Telnet Test – A Great Troubleshooting Tool & Technique

Oftentimes it is very helpful to remove your mail server from the equation to see if there is an underlying network / reputation problem blocking mail flow. Here’s how you can manually send a test message using the telnet command built into every operating system. You’ll need to determine the name or address of your recipeints mail server. You can do this by looking up their MX record at http://mxtoolbox.com. In my example the MX record is a1.mx-route.com. Your commands are in bold below and the responses I got are in italic.
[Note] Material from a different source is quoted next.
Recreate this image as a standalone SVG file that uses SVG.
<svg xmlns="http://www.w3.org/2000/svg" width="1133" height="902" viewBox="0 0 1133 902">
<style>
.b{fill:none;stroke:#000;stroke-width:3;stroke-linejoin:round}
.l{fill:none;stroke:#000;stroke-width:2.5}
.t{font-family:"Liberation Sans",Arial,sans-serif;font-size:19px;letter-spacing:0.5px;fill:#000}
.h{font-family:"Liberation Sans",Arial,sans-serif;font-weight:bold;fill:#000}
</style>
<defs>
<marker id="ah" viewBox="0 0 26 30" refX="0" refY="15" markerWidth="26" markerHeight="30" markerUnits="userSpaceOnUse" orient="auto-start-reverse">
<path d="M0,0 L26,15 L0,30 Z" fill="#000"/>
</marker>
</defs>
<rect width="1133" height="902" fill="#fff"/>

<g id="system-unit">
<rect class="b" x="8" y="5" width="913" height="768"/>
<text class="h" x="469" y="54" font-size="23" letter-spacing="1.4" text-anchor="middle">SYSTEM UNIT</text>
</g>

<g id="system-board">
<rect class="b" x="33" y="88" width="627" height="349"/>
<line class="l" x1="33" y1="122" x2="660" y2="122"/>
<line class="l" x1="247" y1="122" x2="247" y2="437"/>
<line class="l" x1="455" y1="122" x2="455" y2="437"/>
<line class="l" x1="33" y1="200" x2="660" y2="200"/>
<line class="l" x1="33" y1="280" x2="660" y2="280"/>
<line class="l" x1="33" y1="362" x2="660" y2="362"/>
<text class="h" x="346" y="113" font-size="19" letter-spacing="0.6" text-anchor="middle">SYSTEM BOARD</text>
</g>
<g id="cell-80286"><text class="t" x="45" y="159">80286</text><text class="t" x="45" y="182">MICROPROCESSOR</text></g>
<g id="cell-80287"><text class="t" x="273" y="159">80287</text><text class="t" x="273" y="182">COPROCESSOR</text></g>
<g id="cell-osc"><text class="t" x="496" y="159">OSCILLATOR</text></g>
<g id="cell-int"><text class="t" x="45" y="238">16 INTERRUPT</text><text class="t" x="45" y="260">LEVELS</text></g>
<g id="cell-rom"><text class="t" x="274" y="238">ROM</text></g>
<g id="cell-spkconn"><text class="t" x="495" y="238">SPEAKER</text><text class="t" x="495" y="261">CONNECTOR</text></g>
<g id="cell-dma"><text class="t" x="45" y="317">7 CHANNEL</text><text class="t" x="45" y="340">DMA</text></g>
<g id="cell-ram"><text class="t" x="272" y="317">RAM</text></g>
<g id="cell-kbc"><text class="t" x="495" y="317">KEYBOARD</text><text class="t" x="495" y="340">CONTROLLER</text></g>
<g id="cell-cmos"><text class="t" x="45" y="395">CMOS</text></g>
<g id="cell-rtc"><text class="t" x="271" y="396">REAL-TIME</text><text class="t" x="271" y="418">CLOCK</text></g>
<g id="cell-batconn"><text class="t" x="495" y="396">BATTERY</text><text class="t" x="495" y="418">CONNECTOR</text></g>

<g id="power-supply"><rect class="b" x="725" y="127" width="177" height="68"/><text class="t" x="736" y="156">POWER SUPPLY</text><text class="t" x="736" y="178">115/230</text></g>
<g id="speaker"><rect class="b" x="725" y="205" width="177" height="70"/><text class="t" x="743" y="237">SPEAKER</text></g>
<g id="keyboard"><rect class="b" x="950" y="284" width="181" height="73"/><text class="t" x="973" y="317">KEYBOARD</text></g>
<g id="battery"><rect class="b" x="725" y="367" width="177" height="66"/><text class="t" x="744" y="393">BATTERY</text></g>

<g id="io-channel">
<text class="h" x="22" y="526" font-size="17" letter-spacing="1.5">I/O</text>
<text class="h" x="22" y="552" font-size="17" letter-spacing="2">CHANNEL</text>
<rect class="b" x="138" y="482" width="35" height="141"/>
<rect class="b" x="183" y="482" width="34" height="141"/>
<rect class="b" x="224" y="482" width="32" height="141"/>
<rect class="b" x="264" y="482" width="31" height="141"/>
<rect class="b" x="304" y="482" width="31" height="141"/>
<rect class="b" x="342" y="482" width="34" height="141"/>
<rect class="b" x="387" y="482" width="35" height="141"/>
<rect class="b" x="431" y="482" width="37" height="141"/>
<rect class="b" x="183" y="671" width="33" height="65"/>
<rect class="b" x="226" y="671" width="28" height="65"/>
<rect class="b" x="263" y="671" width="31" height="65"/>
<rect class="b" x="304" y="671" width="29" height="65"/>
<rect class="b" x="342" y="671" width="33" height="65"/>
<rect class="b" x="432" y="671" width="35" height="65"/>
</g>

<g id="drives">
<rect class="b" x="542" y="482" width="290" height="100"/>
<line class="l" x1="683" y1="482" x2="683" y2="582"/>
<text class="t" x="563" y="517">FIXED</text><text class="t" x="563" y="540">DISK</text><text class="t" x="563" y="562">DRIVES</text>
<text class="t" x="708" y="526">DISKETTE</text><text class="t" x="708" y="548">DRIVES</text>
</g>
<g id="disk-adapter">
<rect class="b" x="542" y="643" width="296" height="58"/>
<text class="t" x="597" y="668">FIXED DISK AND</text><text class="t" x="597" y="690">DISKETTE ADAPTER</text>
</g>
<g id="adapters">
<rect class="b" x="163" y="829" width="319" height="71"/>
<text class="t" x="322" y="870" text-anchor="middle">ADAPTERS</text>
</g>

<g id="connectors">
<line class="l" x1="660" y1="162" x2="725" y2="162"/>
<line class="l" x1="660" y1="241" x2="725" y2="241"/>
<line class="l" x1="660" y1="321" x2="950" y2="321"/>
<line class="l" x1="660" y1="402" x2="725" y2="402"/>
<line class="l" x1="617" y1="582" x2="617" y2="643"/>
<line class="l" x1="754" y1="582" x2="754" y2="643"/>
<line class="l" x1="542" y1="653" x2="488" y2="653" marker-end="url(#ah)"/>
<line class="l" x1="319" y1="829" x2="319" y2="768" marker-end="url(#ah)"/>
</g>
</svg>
Be careful, on Windows if you typo you cannot backspace and correct yourself. Just hit enter and retype the entire command.

telnet a1.mx-route.com 25
Trying 208.123.79.41…
Connected to a1.mx-route.com (208.123.79.41).
Escape character is ‘^]’.
220 a1-1.mx-route.com ESMTP

helo mxtoolbox.com
250 a1-1.mx-route.com
mail from: <peter@mxtoolbox.com>
250 sender <peter@mxtoolbox.com> ok
rcpt to: <support@mxtoolbox.com>
250 recipient <support@mxtoolbox.com> ok
data
354 go ahead
Subject: Test Message
This is a test message.
.

250 ok:  Message 156715331 accepted
quit
221 a1-1.mx-route.com
Connection closed by foreign host.

Here you can see that the sender, recipient and message were accepted by the 250 responses from the recieving mail server. If there are problems you will see them reflected with 4xx or 5xx responses that can be very helpful for figuring out the problem.